Agent.sinks.hdfs-sink.type = hdfs
Agent.sinks.hdfs-sink.hdfs.path = hdfs://<<IP of HDFS node>>:8020/user/admin/flume_folder/%y-%m-%d/%H%M/
Agent.sinks.hdfs-sink.hdfs.useLocalTimeStamp = true
Agent.sinks.hdfs-sink.hdfs.fileType = DataStream
Agent.sinks.hdfs-sink.hdfs.writeFormat = Text
Agent.sinks.hdfs-sink.hdfs.batchSize = 100
Agent.sinks.hdfs-sink.hdfs.rollSize = 0
Agent.sinks.hdfs-sink.hdfs.rollCount = 0
Agent.sinks.hdfs-sink.hdfs.rollInterval = 0
Agent.sinks.hdfs-sink.hdfs.idleTimeout = 0

# Schreibt input into local Filesystem
#http://flume.apache.org/FlumeUserGuide.html#file-roll-sink
Agent.sinks.LocalOut.type = file_roll  
Agent.sinks.LocalOut.sink.directory = /tmp/flume
Agent.sinks.LocalOut.sink.rollInterval = 0  


# Describing/Configuring the channel 
Agent.channels.MemChannel.type = memory 
Agent.channels.MemChannel.capacity = 1000 
Agent.channels.MemChannel.transactionCapacity = 100 

# Bind the source and sink to the channel 
Agent.sources.Netcat.channels = MemChannel
Agent.sinks.LoggerSink.channel = MemChannel
Agent.sinks.hdfs-sink.channel = MemChannel
Agent.sinks.LocalOut.channel = MemChannel

After that I sent the following file using netcat to the source:

cat textfile.csv | nc <IP of flume agent> 56565

The file contain of the following elements:

Name1,1
Name2,2
Name3,3
Name4,4
Name5,5
Name6,6
Name7,7
Name8,8
Name9,9
Name10,10
Name11,11
Name12,12
Name13,13
Name14,14
Name15,15
Name16,16
Name17,17
Name18,18
Name19,19
Name20,20
...
Name490,490
Name491,491
Name492,492

The issue I'm facing is that without any errors flume is writing to hdfs but only one line of the transferred file. If you start to push the file multiple times to the source using nectat then sometimes flume is writing more than one file to hdfs including more than one row. But seldom all rows.

I tried to change the hdfs Parameters for rollSize, batch size and others but it doesn't change the behavior really.

The sink to local file which is also configured works just fine.

Did somebody know how to configure it to ensure that all entries are written to hdfs without loosing entries.

Thanks for your help.


Update 1.12.2016

I removed all sinks except the sink of HDFS and changed some of the parameters.
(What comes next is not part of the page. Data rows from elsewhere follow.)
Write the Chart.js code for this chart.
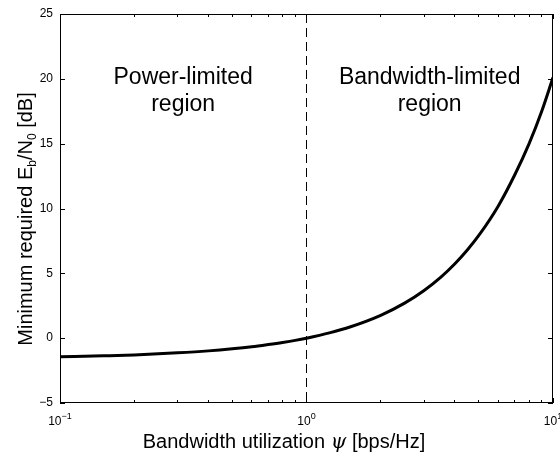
<!DOCTYPE html>
<html>
<head>
<meta charset="utf-8">
<script src="https://cdn.jsdelivr.net/npm/chart.js@4.4.1/dist/chart.umd.min.js"></script>
<style>
  html, body { margin: 0; padding: 0; background: #fff; }
  #wrap { width: 560px; height: 461px; position: relative; }
</style>
</head>
<body>
<div id="wrap"><canvas id="chart" width="560" height="461"></canvas></div>
<script>
"use strict";

// Shannon-limit curve: minimum Eb/N0 (dB) against bandwidth utilization (bps/Hz)
const psi = [0.1, 0.15, 0.2, 0.3, 0.4, 0.5, 0.6, 0.7, 0.8, 0.9, 1,
             1.25, 1.5, 2, 2.5, 3, 3.5, 4, 4.5, 5, 6, 7, 8, 9, 10];
const ebnoDb = [-1.44, -1.36, -1.29, -1.13, -0.98, -0.82, -0.66, -0.49, -0.33, -0.17, 0,
                0.43, 0.86, 1.76, 2.70, 3.68, 4.69, 5.74, 6.82, 7.92, 10.2, 12.6, 15.0, 17.5, 20.1];

// boundary between the two regions, drawn top-down
const boundaryX = [1, 1];
const boundaryY = [25, -5];

const xDecades = [0.1, 1, 10];
const xExponents = ["-1", "0", "1"];
const yTicks = [-5, 0, 5, 10, 15, 20, 25];

const regionLabels = [
  { x: 0.316, y: 19.6, lines: ["Power-limited", "region"] },
  { x: 3.16, y: 19.6, lines: ["Bandwidth-limited", "region"] },
];

const FONT = "'Liberation Sans', Arial, sans-serif";

const axesPlugin = {
  id: "matlabAxes",
  afterDraw(chart) {
    const { ctx, chartArea: a, scales: { x, y } } = chart;
    ctx.save();
    ctx.strokeStyle = "#000";
    ctx.fillStyle = "#000";
    ctx.lineWidth = 1;

    // box
    ctx.strokeRect(a.left + 0.5, a.top + 0.5, a.right - a.left - 1, a.bottom - a.top - 1);

    // log x ticks, inward on bottom and top
    ctx.beginPath();
    for (let d = 0; d < xDecades.length; d++) {
      const base = xDecades[d];
      for (let k = 1; k <= 9; k++) {
        const v = base * k;
        if (v > 10) break;
        const px = Math.floor(x.getPixelForValue(v)) + 0.5;
        const len = k === 1 ? 5 : 3;
        ctx.moveTo(px, a.bottom);
        ctx.lineTo(px, a.bottom - len);
        ctx.moveTo(px, a.top);
        ctx.lineTo(px, a.top + len);
      }
    }
    // y ticks, inward on left and right
    for (const v of yTicks) {
      const py = Math.round(y.getPixelForValue(v)) + 0.5;
      ctx.moveTo(a.left, py);
      ctx.lineTo(a.left + 5, py);
      ctx.moveTo(a.right, py);
      ctx.lineTo(a.right - 5, py);
    }
    ctx.stroke();

    // y tick labels
    ctx.font = `12px ${FONT}`;
    ctx.textAlign = "right";
    ctx.textBaseline = "middle";
    for (const v of yTicks) {
      const label = v < 0 ? "\u2212" + Math.abs(v) : String(v);
      ctx.fillText(label, a.left - 7, y.getPixelForValue(v));
    }

    // x tick labels: 10 with superscript exponent
    ctx.textBaseline = "alphabetic";
    ctx.textAlign = "left";
    xDecades.forEach((v, i) => {
      const px = x.getPixelForValue(v);
      ctx.font = `12px ${FONT}`;
      const wBase = ctx.measureText("10").width;
      ctx.font = `9px ${FONT}`;
      const exp = xExponents[i].replace("-", "\u2212");
      const wExp = ctx.measureText(exp).width;
      const start = px - (wBase + wExp) / 2;
      ctx.font = `12px ${FONT}`;
      ctx.fillText("10", start, a.bottom + 22);
      ctx.font = `9px ${FONT}`;
      ctx.fillText(exp, start + wBase, a.bottom + 16);
    });

    // region annotations
    ctx.font = `23px ${FONT}`;
    ctx.textAlign = "center";
    for (const r of regionLabels) {
      const px = x.getPixelForValue(r.x);
      const py = y.getPixelForValue(r.y);
      r.lines.forEach((t, i) => ctx.fillText(t, px, py + i * 27));
    }

    // x axis title, with italic psi
    const parts = [
      { t: "Bandwidth utilization ", f: `20px ${FONT}` },
      { t: "\u03c8", f: `italic 20px 'DejaVu Serif', serif` },
      { t: " [bps/Hz]", f: `20px ${FONT}` },
    ];
    let total = 0;
    for (const p of parts) { ctx.font = p.f; p.w = ctx.measureText(p.t).width; total += p.w; }
    let sx = 284 - total / 2;
    ctx.textAlign = "left";
    for (const p of parts) { ctx.font = p.f; ctx.fillText(p.t, sx, 448); sx += p.w; }

    // y axis title, rotated, with subscripts
    const yParts = [
      { t: "Minimum required E", f: `20px ${FONT}`, dy: 0 },
      { t: "b", f: `12px ${FONT}`, dy: 4 },
      { t: "/N", f: `20px ${FONT}`, dy: 0 },
      { t: "0", f: `12px ${FONT}`, dy: 4 },
      { t: " [dB]", f: `20px ${FONT}`, dy: 0 },
    ];
    let yTotal = 0;
    for (const p of yParts) { ctx.font = p.f; p.w = ctx.measureText(p.t).width; yTotal += p.w; }
    ctx.translate(32, 219);
    ctx.rotate(-Math.PI / 2);
    let tx = -yTotal / 2;
    for (const p of yParts) { ctx.font = p.f; ctx.fillText(p.t, tx, p.dy); tx += p.w; }

    ctx.restore();
  },
};

new Chart(document.getElementById("chart"), {
  type: "scatter",
  data: {
    datasets: [
      {
        label: "Shannon limit",
        data: psi.map((v, i) => ({ x: v, y: ebnoDb[i] })),
        showLine: true,
        borderColor: "#000",
        borderWidth: 3,
        pointRadius: 0,
        cubicInterpolationMode: "monotone",
      },
      {
        label: "boundary",
        data: boundaryX.map((v, i) => ({ x: v, y: boundaryY[i] })),
        showLine: true,
        borderColor: "#000",
        borderWidth: 1,
        borderDash: [9, 5],
        pointRadius: 0,
      },
    ],
  },
  options: {
    responsive: false,
    animation: false,
    devicePixelRatio: 1,
    layout: { padding: { left: 0, right: 7, top: 14, bottom: 0 } },
    plugins: { legend: { display: false }, tooltip: { enabled: false } },
    scales: {
      x: {
        type: "logarithmic",
        min: 0.1,
        max: 10,
        grid: { display: false },
        border: { display: false },
        ticks: { display: false },
        afterFit: (s) => { s.height = 58; },
      },
      y: {
        min: -5,
        max: 25,
        grid: { display: false },
        border: { display: false },
        ticks: { display: false },
        afterFit: (s) => { s.width = 60; },
      },
    },
  },
  plugins: [axesPlugin],
});
</script>
</body>
</html>
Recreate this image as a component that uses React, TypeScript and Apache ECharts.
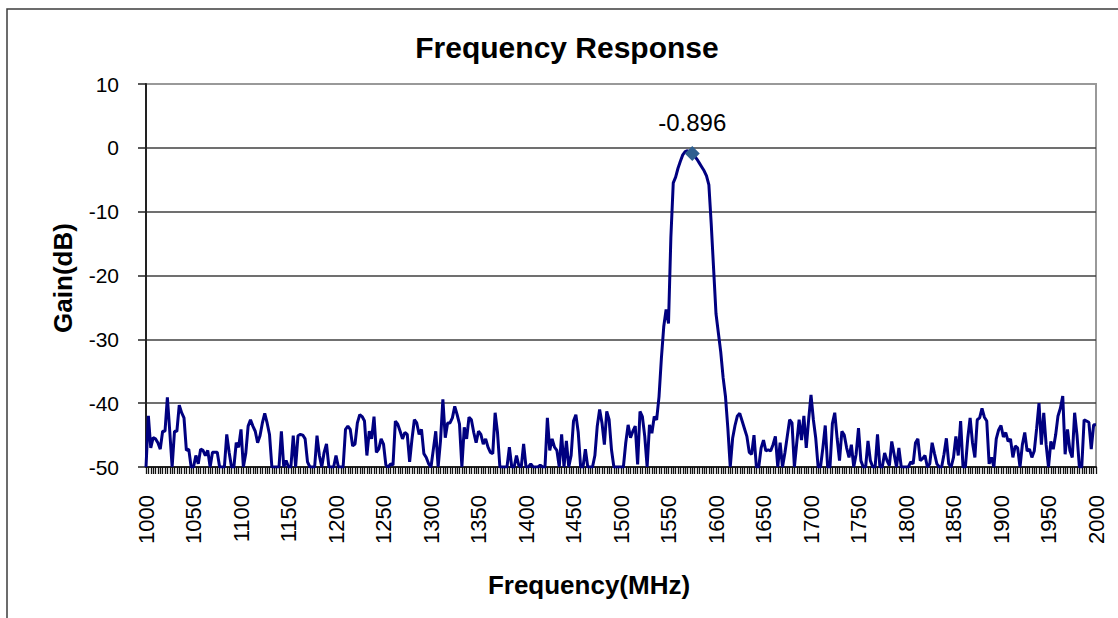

After this the HDFS sinks performs as it should be.

Here the configuration:

# Naming the components on the current agent
Agent.sources = Netcat   
Agent.channels = MemChannel 
Agent.sinks = hdfs-sink 

# Describing/Configuring the source 
Agent.sources.Netcat.type = netcat 
Agent.sources.Netcat.bind = 0.0.0.0
Agent.sources.Netcat.port = 56565  


# Define a sink that outputs to hdfs.
Agent.sinks.hdfs-sink.type = hdfs
Agent.sinks.hdfs-sink.hdfs.path = hdfs://<<IP of HDFS node>>/user/admin/flume_folder/%y-%m-%d/%H%M/
Agent.sinks.hdfs-sink.hdfs.useLocalTimeStamp = true
Agent.sinks.hdfs-sink.hdfs.fileType = DataStream
Agent.sinks.hdfs-sink.hdfs.writeFormat = Text
Agent.sinks.hdfs-sink.hdfs.batchSize = 100
Agent.sinks.hdfs-sink.hdfs.rollSize = 0
Agent.sinks.hdfs-sink.hdfs.rollCount = 100


# Describing/Configuring the channel 
Agent.channels.MemChannel.type = memory 
Agent.channels.MemChannel.capacity = 1000 
Agent.channels.MemChannel.transactionCapacity = 100 

# Bind the source and sink to the channel 
Agent.sources.Netcat.channels = MemChannel
Agent.sinks.hdfs-sink.channel = MemChannel

Has somebody an idea why it is working with this configuration but with two or more sinks it does not work anymore?


Solution

  • I found the solution by my self. As I understand it, I used the same channel for both sinks. Therefore the sink which was faster take over all the entries and only some of the entries were passed to the hdfs sink.

    After using different channels and including fanning for the sources with the parameter

    Agent.sources.Netcat.selector.type = replicating
    

    Flume writes to local file and to hdfs as expected.